Scott Tong Oct 29, 2014

The American fossil-fuel boom has spawned debates on what to do with this wealth. Ohio finds itself in the middle of one right now. The state’s Republican governor, John Kasich, is proposing to raise oil and gas taxes, to ensure the riches don’t all go to workers and companies based out of state.

“His view is, this is some sort of a rip-off,” says Ohio State economist Mark Partridge. “That these energy resources are transported out of the state of Ohio, used and refined in other places. And all the profit and wealth goes to these other places and it leaves Ohio.”

By most measures, Ohio’s taxes on energy production are low. They’re less than 1 percent, compared to 7 percent in Texas, 11 percent in Wyoming, and 25 percent in Alaska.

Kasich wants to raise state taxes to 2.75 percent or even higher. Drilling companies threaten to leave and go to low-tax states. But that hasn’t happened historically. A study by Headwaters Economics notes “the academic literature generally disagrees that tax competition is important to oil production.”

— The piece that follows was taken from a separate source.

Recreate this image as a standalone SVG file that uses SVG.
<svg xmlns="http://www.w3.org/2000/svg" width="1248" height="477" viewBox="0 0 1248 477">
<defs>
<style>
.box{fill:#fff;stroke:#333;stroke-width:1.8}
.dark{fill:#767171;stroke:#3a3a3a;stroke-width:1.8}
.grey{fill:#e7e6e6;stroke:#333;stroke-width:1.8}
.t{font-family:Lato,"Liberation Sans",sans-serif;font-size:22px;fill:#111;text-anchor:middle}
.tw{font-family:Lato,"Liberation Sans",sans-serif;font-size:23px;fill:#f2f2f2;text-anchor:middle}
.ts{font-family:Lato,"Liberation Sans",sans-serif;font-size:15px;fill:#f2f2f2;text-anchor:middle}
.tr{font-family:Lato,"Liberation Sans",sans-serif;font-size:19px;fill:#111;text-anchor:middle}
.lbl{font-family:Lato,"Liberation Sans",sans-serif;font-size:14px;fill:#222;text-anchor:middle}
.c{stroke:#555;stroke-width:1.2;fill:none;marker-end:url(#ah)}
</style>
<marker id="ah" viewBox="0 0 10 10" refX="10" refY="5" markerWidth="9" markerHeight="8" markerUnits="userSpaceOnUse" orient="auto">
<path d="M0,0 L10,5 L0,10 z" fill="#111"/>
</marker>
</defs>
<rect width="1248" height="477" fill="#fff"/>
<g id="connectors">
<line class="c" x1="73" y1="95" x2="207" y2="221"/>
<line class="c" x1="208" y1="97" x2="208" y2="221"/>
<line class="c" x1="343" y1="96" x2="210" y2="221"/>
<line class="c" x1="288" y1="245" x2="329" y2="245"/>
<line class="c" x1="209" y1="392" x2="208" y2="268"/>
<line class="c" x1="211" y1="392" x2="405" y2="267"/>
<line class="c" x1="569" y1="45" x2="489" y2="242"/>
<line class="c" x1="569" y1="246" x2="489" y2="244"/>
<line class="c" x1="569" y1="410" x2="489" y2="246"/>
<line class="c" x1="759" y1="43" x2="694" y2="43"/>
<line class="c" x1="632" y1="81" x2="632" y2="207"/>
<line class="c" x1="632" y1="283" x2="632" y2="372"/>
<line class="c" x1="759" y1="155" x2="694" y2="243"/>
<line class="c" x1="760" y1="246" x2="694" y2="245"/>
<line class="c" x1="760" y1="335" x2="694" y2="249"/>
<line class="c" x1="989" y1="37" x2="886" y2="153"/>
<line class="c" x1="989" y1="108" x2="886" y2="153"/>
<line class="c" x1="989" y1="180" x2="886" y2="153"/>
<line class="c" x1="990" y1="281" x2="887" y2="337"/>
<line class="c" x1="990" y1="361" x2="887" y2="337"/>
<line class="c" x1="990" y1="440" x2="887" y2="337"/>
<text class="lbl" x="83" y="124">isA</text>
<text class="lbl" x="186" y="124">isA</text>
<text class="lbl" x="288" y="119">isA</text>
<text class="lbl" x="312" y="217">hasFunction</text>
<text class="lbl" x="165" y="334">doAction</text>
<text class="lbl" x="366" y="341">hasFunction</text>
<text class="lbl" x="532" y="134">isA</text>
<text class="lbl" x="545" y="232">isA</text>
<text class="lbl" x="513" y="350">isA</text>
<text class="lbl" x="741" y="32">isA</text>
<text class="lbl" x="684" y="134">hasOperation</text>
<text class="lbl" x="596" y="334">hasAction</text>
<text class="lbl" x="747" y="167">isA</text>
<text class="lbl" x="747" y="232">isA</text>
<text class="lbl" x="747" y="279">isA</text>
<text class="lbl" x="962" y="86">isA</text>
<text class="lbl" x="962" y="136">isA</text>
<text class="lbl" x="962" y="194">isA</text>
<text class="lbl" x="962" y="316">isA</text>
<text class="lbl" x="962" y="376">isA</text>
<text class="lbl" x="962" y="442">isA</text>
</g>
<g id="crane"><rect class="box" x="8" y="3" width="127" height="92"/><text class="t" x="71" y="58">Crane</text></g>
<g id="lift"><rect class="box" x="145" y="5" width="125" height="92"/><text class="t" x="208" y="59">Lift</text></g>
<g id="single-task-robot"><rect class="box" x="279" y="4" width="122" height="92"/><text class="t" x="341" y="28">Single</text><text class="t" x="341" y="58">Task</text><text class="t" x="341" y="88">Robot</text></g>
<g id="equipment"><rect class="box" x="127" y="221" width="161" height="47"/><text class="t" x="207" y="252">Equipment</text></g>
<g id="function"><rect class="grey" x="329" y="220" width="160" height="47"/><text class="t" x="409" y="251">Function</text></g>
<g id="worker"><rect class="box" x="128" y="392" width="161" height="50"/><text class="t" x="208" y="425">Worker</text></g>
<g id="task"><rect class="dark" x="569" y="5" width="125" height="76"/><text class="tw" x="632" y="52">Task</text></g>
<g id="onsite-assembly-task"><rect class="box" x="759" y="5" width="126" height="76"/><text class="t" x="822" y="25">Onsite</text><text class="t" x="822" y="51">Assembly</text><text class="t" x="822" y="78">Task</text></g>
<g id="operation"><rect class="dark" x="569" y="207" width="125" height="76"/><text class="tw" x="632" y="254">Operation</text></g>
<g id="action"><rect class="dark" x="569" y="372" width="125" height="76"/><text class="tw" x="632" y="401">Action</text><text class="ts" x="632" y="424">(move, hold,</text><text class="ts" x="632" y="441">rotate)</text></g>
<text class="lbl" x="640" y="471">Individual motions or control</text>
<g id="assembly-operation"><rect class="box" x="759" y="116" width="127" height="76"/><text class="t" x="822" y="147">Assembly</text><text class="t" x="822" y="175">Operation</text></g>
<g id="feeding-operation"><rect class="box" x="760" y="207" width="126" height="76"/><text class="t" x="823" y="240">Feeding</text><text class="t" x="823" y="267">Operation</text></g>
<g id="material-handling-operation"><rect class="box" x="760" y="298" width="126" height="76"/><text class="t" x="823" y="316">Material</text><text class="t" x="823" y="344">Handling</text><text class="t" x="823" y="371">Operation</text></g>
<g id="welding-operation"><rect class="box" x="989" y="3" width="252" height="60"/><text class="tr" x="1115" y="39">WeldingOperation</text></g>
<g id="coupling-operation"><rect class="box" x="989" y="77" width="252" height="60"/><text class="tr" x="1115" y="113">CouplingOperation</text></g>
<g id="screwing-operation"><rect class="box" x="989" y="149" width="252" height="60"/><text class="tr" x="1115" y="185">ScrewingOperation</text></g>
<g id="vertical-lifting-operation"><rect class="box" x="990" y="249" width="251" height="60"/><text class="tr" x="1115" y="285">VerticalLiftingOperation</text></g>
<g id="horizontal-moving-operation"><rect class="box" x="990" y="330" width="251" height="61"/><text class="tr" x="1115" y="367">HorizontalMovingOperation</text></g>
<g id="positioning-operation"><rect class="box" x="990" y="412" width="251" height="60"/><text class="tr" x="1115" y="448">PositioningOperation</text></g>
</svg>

“The decisions on where to drill are not going to be determined by comparing different states,” says Michael Levi of the Council on Foreign Relations and author of “The Power Surge: Energy, Opportunity, and the Battle for America’s Future.” “They’re going to be determined on a location-by-location basis, on whether a profit can be made.”

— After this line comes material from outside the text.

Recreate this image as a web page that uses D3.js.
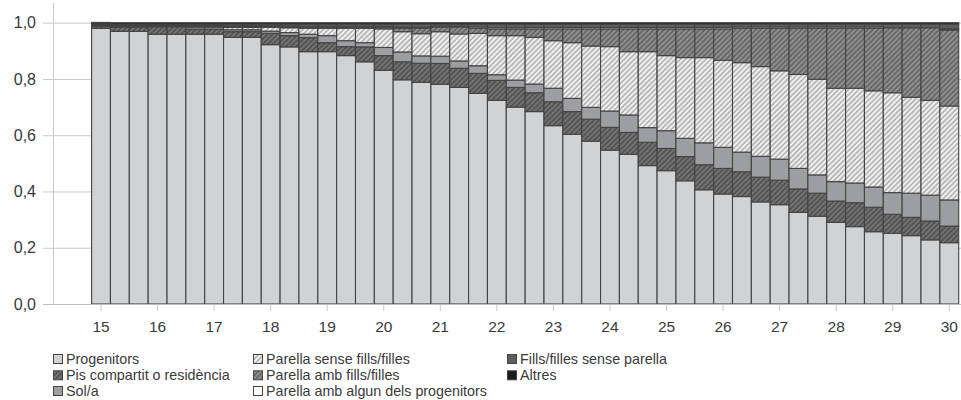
<!DOCTYPE html>
<html>
<head>
<meta charset="utf-8">
<script src="https://cdn.jsdelivr.net/npm/d3@7"></script>
<style>
  html, body { margin: 0; padding: 0; background: #fff; }
  svg { display: block; }
  text { font-family: "Liberation Sans", Arial, sans-serif; }
</style>
</head>
<body>
<svg id="chart" width="961" height="400"></svg>
<script>
// ---- DATA ----
const ages = [15, 15.33, 15.67, 16, 16.33, 16.67, 17, 17.33, 17.67, 18, 18.33, 18.67,
  19, 19.33, 19.67, 20, 20.33, 20.67, 21, 21.33, 21.67, 22, 22.33, 22.67,
  23, 23.33, 23.67, 24, 24.33, 24.67, 25, 25.33, 25.67, 26, 26.33, 26.67,
  27, 27.33, 27.67, 28, 28.33, 28.67, 29, 29.33, 29.67, 30];

const progenitors = [0.980, 0.969, 0.969, 0.959, 0.959, 0.959, 0.959, 0.948, 0.948, 0.922, 0.914, 0.897,
  0.897, 0.883, 0.861, 0.831, 0.797, 0.788, 0.781, 0.770, 0.749, 0.724, 0.700, 0.684,
  0.634, 0.603, 0.579, 0.547, 0.532, 0.492, 0.474, 0.438, 0.406, 0.391, 0.382, 0.363,
  0.353, 0.326, 0.312, 0.290, 0.275, 0.257, 0.251, 0.243, 0.228, 0.218];

const pisCompartit = [0.007, 0.016, 0.016, 0.027, 0.027, 0.018, 0.018, 0.020, 0.020, 0.040, 0.040, 0.050,
  0.032, 0.032, 0.053, 0.052, 0.064, 0.068, 0.074, 0.068, 0.071, 0.071, 0.070, 0.067,
  0.085, 0.081, 0.078, 0.081, 0.078, 0.083, 0.079, 0.086, 0.089, 0.091, 0.088, 0.088,
  0.087, 0.083, 0.082, 0.076, 0.085, 0.087, 0.068, 0.065, 0.067, 0.059];

const sola = [0.002, 0.001, 0.001, 0.001, 0.001, 0.007, 0.007, 0.007, 0.007, 0.008, 0.011, 0.012,
  0.025, 0.021, 0.015, 0.029, 0.035, 0.026, 0.026, 0.026, 0.027, 0.020, 0.026, 0.031,
  0.048, 0.047, 0.042, 0.058, 0.062, 0.052, 0.063, 0.065, 0.078, 0.075, 0.070, 0.074,
  0.075, 0.073, 0.065, 0.069, 0.070, 0.072, 0.077, 0.086, 0.092, 0.093];

const parellaSense = [0.001, 0.002, 0.002, 0.001, 0.001, 0.002, 0.002, 0.008, 0.008, 0.014, 0.017, 0.021,
  0.026, 0.044, 0.051, 0.066, 0.072, 0.079, 0.087, 0.096, 0.115, 0.139, 0.158, 0.166,
  0.169, 0.198, 0.218, 0.229, 0.225, 0.270, 0.267, 0.287, 0.303, 0.309, 0.318, 0.319,
  0.314, 0.334, 0.340, 0.332, 0.337, 0.342, 0.355, 0.341, 0.337, 0.334];

const parellaAmb = [0.000, 0.001, 0.001, 0.001, 0.001, 0.002, 0.002, 0.003, 0.003, 0.002, 0.003, 0.004,
  0.004, 0.004, 0.004, 0.006, 0.012, 0.019, 0.017, 0.025, 0.018, 0.023, 0.023, 0.030,
  0.042, 0.049, 0.061, 0.063, 0.081, 0.081, 0.095, 0.102, 0.102, 0.112, 0.122, 0.136,
  0.151, 0.164, 0.181, 0.213, 0.213, 0.222, 0.231, 0.247, 0.258, 0.270];

const parellaProgenitors = [0.003, 0.003, 0.003, 0.003, 0.003, 0.003, 0.003, 0.003, 0.003, 0.003, 0.003, 0.003,
  0.003, 0.003, 0.003, 0.003, 0.004, 0.004, 0.003, 0.003, 0.005, 0.005, 0.005, 0.005,
  0.005, 0.005, 0.005, 0.005, 0.005, 0.005, 0.005, 0.005, 0.005, 0.005, 0.005, 0.005,
  0.005, 0.005, 0.005, 0.005, 0.005, 0.005, 0.000, 0.000, 0.000, 0.004];

const fillsSenseParella = [0.003, 0.003, 0.003, 0.003, 0.003, 0.004, 0.004, 0.006, 0.006, 0.006, 0.007, 0.008,
  0.008, 0.008, 0.008, 0.008, 0.011, 0.011, 0.007, 0.007, 0.010, 0.013, 0.013, 0.012,
  0.012, 0.012, 0.012, 0.012, 0.012, 0.012, 0.012, 0.012, 0.012, 0.012, 0.010, 0.010,
  0.010, 0.010, 0.010, 0.010, 0.010, 0.010, 0.013, 0.013, 0.013, 0.017];

const altres = [0.005, 0.005, 0.005, 0.005, 0.005, 0.005, 0.005, 0.005, 0.005, 0.005, 0.005, 0.005,
  0.005, 0.005, 0.005, 0.005, 0.005, 0.005, 0.005, 0.005, 0.005, 0.005, 0.005, 0.005,
  0.005, 0.005, 0.005, 0.005, 0.005, 0.005, 0.005, 0.005, 0.005, 0.005, 0.005, 0.005,
  0.005, 0.005, 0.005, 0.005, 0.005, 0.005, 0.005, 0.005, 0.005, 0.005];

const seriesNames = ["Progenitors", "Pis compartit o residència", "Sol/a",
  "Parella sense fills/filles", "Parella amb fills/filles",
  "Parella amb algun dels progenitors", "Fills/filles sense parella", "Altres"];

const xTickAges = [15, 16, 17, 18, 19, 20, 21, 22, 23, 24, 25, 26, 27, 28, 29, 30];
const yTicks = [0, 0.2, 0.4, 0.6, 0.8, 1.0];

// ---- BUILD ----
const seriesArrays = [progenitors, pisCompartit, sola, parellaSense, parellaAmb,
  parellaProgenitors, fillsSenseParella, altres];
const table = ages.map((a, i) => {
  const row = { age: a };
  seriesNames.forEach((n, k) => row[n] = seriesArrays[k][i]);
  return row;
});

const fills = {
  "Progenitors": "#d1d2d4",
  "Pis compartit o residència": "url(#hatchDark)",
  "Sol/a": "#9d9ea1",
  "Parella sense fills/filles": "url(#hatchLight)",
  "Parella amb fills/filles": "url(#hatchMid)",
  "Parella amb algun dels progenitors": "#ffffff",
  "Fills/filles sense parella": "#5e5e5e",
  "Altres": "#1c1c1c"
};

const svg = d3.select("#chart");
const defs = svg.append("defs");
function hatch(id, bg, fg, w) {
  const p = defs.append("pattern").attr("id", id)
    .attr("patternUnits", "userSpaceOnUse")
    .attr("width", 3.6).attr("height", 3.6)
    .attr("patternTransform", "rotate(45)");
  p.append("rect").attr("width", 3.6).attr("height", 3.6).attr("fill", bg);
  p.append("line").attr("x1", 1).attr("x2", 1).attr("y1", 0).attr("y2", 3.6)
    .attr("stroke", fg).attr("stroke-width", w);
}
hatch("hatchLight", "#f0f0f0", "#9c9c9c", 1.2);
hatch("hatchMid", "#8e8e8e", "#5a5a5a", 1.3);
hatch("hatchDark", "#737373", "#474747", 1.3);

const x = d3.scaleBand().domain(ages).range([91.6, 958.7]).padding(0);
const y = d3.scaleLinear().domain([0, 1]).range([304, 22.7]);

const axisColor = "#c9c9c9";
const textColor = "#3a3a3a";

// gridlines + y ticks
const yAxis = svg.append("g").attr("transform", "translate(53,0)")
  .call(d3.axisLeft(y).tickValues(yTicks).tickSize(10)
    .tickFormat(d => d3.format(".1f")(d).replace(".", ",")));
yAxis.select(".domain").remove();
yAxis.selectAll(".tick line").attr("stroke", axisColor);
yAxis.selectAll(".tick text").attr("x", -17).attr("fill", textColor)
  .style("font-size", "16px");
yAxis.selectAll(".tick").append("line")
  .attr("x1", 0).attr("x2", 908).attr("stroke", axisColor);
svg.append("line").attr("x1", 53.5).attr("x2", 53.5).attr("y1", 3).attr("y2", 304)
  .attr("stroke", axisColor);

// bars
const stack = d3.stack().keys(seriesNames);
const stacked = stack(table);
svg.append("g").selectAll("g").data(stacked).join("g")
  .attr("fill", d => fills[d.key])
  .selectAll("rect").data(d => d).join("rect")
  .attr("x", d => x(d.data.age))
  .attr("width", x.bandwidth())
  .attr("y", d => y(d[1]))
  .attr("height", d => Math.max(0, y(d[0]) - y(d[1])))
  .attr("stroke", "#434343")
  .attr("stroke-width", 1.1);

// x axis
const xPos = a => x(ages.find(v => Math.abs(v - a) < 0.01)) + x.bandwidth() / 2;
const xg = svg.append("g");
xg.append("line").attr("x1", 43).attr("x2", 961).attr("y1", 304.5).attr("y2", 304.5)
  .attr("stroke", "#bdbdbd").attr("stroke-width", 1.2);
const xt = xg.selectAll("g.xt").data(xTickAges).join("g").attr("class", "xt")
  .attr("transform", d => `translate(${xPos(d)},0)`);
xt.append("line").attr("y1", 305).attr("y2", 311).attr("stroke", axisColor);
xt.append("text").attr("y", 331.5).attr("text-anchor", "middle")
  .attr("fill", textColor).style("font-size", "15.5px").text(d => d);

// legend
const legendCols = [53, 253, 507];
const legendRows = [364, 380.3, 396];
const legendPos = [[0,0],[0,1],[0,2],[1,0],[1,1],[1,2],[2,0],[2,1]];
const lg = svg.append("g").selectAll("g").data(seriesNames).join("g")
  .attr("transform", (d, i) => `translate(${legendCols[legendPos[i][0]]},${legendRows[legendPos[i][1]]})`);
lg.append("rect").attr("x", 0.5).attr("y", -9.5).attr("width", 9).attr("height", 9)
  .attr("fill", d => fills[d]).attr("stroke", "#444").attr("stroke-width", 1);
lg.append("text").attr("x", 13).attr("y", 0).attr("fill", textColor)
  .style("font-size", "14.3px").text(d => d);
</script>
</body>
</html>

Governments that tax oil and gas taxes use the money in different ways. Some, like Norway, store it away for future generations in sovereign wealth funds. Other spend it on roads damaged by drilling, or invest in education.

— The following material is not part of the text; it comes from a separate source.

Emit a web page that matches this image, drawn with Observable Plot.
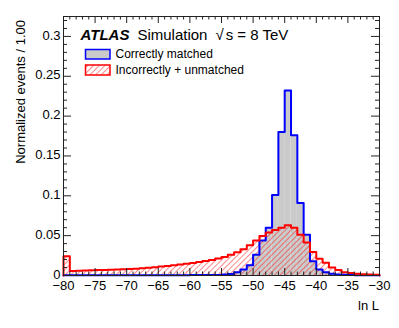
<!DOCTYPE html>
<html><head><meta charset="utf-8">
<script src="https://cdn.jsdelivr.net/npm/d3@7"></script>
<script src="https://cdn.jsdelivr.net/npm/@observablehq/plot@0.6"></script>
<style>
body{margin:0;background:#fff}
svg{font-family:"Liberation Sans",Arial,Helvetica,sans-serif}
</style>
</head><body><div id="chart"></div>
<script>
// bin lower edges (ln L), width 1
const binLow = [-80,-79,-78,-77,-76,-75,-74,-73,-72,-71,-70,-69,-68,-67,-66,-65,-64,-63,-62,-61,
  -60,-59,-58,-57,-56,-55,-54,-53,-52,-51,-50,-49,-48,-47,-46,-45,-44,-43,-42,-41,
  -40,-39,-38,-37,-36,-35,-34,-33,-32,-31];
const binWidth = 1;
// Correctly matched
const matched = [0.0003,0.0003,0.0003,0.0003,0.0003,0.0003,0.0003,0.0003,0.0003,0.0003,
  0.0003,0.0003,0.0003,0.0003,0.0003,0.0003,0.0003,0.0004,0.0004,0.0004,
  0.0005,0.0005,0.0005,0.0006,0.0007,0.0012,0.0020,0.0040,0.0075,0.0130,
  0.0260,0.0440,0.0600,0.1010,0.1800,0.2320,0.1760,0.0910,0.0510,0.0180,
  0.0075,0.0040,0.0022,0.0012,0.0008,0.0005,0.0004,0.0003,0.0002,0.0002];
// Incorrectly + unmatched
const wrong = [0.0240,0.0055,0.0060,0.0063,0.0065,0.0068,0.0070,0.0072,0.0075,0.0078,
  0.0082,0.0086,0.0091,0.0097,0.0104,0.0112,0.0120,0.0129,0.0138,0.0148,
  0.0158,0.0170,0.0182,0.0196,0.0212,0.0232,0.0260,0.0292,0.0330,0.0380,
  0.0440,0.0495,0.0540,0.0570,0.0600,0.0630,0.0600,0.0510,0.0415,0.0295,
  0.0210,0.0160,0.0100,0.0068,0.0042,0.0030,0.0021,0.0015,0.0011,0.0009];
const xMajor = [-80,-75,-70,-65,-60,-55,-50,-45,-40,-35,-30];
const xMinor = [-79,-78,-77,-76,-74,-73,-72,-71,-69,-68,-67,-66,-64,-63,-62,-61,-59,-58,-57,-56,
  -54,-53,-52,-51,-49,-48,-47,-46,-44,-43,-42,-41,-39,-38,-37,-36,-34,-33,-32,-31];
const yMajor = [0,0.05,0.1,0.15,0.2,0.25,0.3];
const yMajorLabels = ["0","0.05","0.1","0.15","0.2","0.25","0.3"];
const yMinor = [0.01,0.02,0.03,0.04,0.06,0.07,0.08,0.09,0.11,0.12,0.13,0.14,0.16,0.17,0.18,0.19,
  0.21,0.22,0.23,0.24,0.26,0.27,0.28,0.29,0.31,0.32];
const seriesLabels = ["Correctly matched","Incorrectly + unmatched"];
const xTitle = "ln L";
const yTitle = "Normalized events / 1.00";

const data = binLow.map((x1,i)=>({x1, x2:x1+binWidth, matched:matched[i], wrong:wrong[i]}));
function outline(key){
  const pts=[{x:data[0].x1,y:0}];
  for(const d of data){pts.push({x:d.x1,y:d[key]},{x:d.x2,y:d[key]});}
  pts.push({x:data[data.length-1].x2,y:0});
  return pts;
}
const W=399,H=328,mL=63,mR=20,mT=16,mB=53;
const fw=W-mL-mR, fh=H-mT-mB;
const fmtX = d => d<0 ? "\u2212"+Math.abs(d) : String(d);

const chart = Plot.plot({
  width:W, height:H, marginLeft:mL, marginRight:mR, marginTop:mT, marginBottom:mB,
  x:{domain:[-80,-30], axis:null},
  y:{domain:[0,0.325], axis:null},
  style:{fontFamily:"Liberation Sans, Arial, sans-serif", background:"white", color:"black"},
  marks:[
    Plot.rect(data,{x1:"x1",x2:"x2",y1:0,y2:"matched",fill:"#cacaca"}),
    Plot.rect(data,{x1:"x1",x2:"x2",y1:0,y2:"wrong",fill:"url(#hatchRed)"}),
    Plot.line(outline("matched"),{x:"x",y:"y",stroke:"#0000ff",strokeWidth:2}),
    Plot.line(outline("wrong"),{x:"x",y:"y",stroke:"#ff0000",strokeWidth:2}),
    Plot.frame({stroke:"#222"}),
    Plot.tickX(xMajor,{x:d=>d,insetTop:fh-7,stroke:"#222"}),
    Plot.tickX(xMinor,{x:d=>d,insetTop:fh-3.5,stroke:"#222"}),
    Plot.tickX(xMajor,{x:d=>d,insetBottom:fh-7,stroke:"#222"}),
    Plot.tickX(xMinor,{x:d=>d,insetBottom:fh-3.5,stroke:"#222"}),
    Plot.tickY(yMajor,{y:d=>d,insetRight:fw-8,stroke:"#222"}),
    Plot.tickY(yMinor,{y:d=>d,insetRight:fw-4,stroke:"#222"}),
    Plot.tickY(yMajor,{y:d=>d,insetLeft:fw-8,stroke:"#222"}),
    Plot.tickY(yMinor,{y:d=>d,insetLeft:fw-4,stroke:"#222"}),
    Plot.text(xMajor,{x:d=>d,frameAnchor:"bottom",lineAnchor:"top",dy:5,text:fmtX,fontSize:13,fill:"black"}),
    Plot.text(yMajor,{y:d=>d,frameAnchor:"left",textAnchor:"end",dx:-3,dy:-1,text:(d,i)=>yMajorLabels[i],fontSize:13,fill:"black"})
  ]
});
document.getElementById("chart").appendChild(chart);

const svg = d3.select(chart);
const defs = svg.insert("defs",":first-child");
const pat = defs.append("pattern").attr("id","hatchRed").attr("patternUnits","userSpaceOnUse")
  .attr("width",4).attr("height",4).attr("patternTransform","rotate(45)");
pat.append("line").attr("x1",0).attr("y1",0).attr("x2",0).attr("y2",4)
  .attr("stroke","#ff0000").attr("stroke-width",1.1).attr("stroke-opacity",0.85);

const g = svg.append("g").attr("text-anchor","start").attr("fill","black");
// titles
g.append("text").attr("x",379).attr("y",310).attr("text-anchor","end")
  .attr("font-size",13).text(xTitle);
g.append("text").attr("transform","translate(25,20) rotate(-90)").attr("text-anchor","end")
  .attr("font-size",13).text(yTitle);

// ATLAS label
const lab = g.append("text").attr("x",80.5).attr("y",39.5).attr("font-size",15).attr("text-anchor","start");
lab.append("tspan").attr("font-weight","bold").attr("font-style","italic").text("ATLAS");
lab.append("tspan").attr("dx",8).text("Simulation");
lab.append("tspan").attr("dx",8).text("\u221A");
lab.append("tspan").attr("dx",2).text("s = 8 TeV");

// legend
g.append("rect").attr("x",85.5).attr("y",49.5).attr("width",24.5).attr("height",9.5)
  .attr("fill","#cacaca").attr("stroke","#0000ff").attr("stroke-width",1.5);
g.append("rect").attr("x",85.5).attr("y",65).attr("width",24.5).attr("height",10)
  .attr("fill","url(#hatchRed)").attr("stroke","#ff0000").attr("stroke-width",1.5);
g.append("text").attr("x",115.5).attr("y",57.5).attr("font-size",12).attr("text-anchor","start").text(seriesLabels[0]);
g.append("text").attr("x",115.5).attr("y",74).attr("font-size",12).attr("text-anchor","start").text(seriesLabels[1]);
</script>
</body></html>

Governor Kasich of Ohio wants to cut taxes, which spreads the energy wealth. But Mark Haggerty at Headwaters Economics worries that makes the state budget more dependent on taxes from fossil fuels – a boom and bust sector.

“In fact, what you’re doing is actually creating a less stable tax base for the state going forward into the future,” Haggerty says.

And the future is the whole question: how to take today’s riches and plant them in the right place.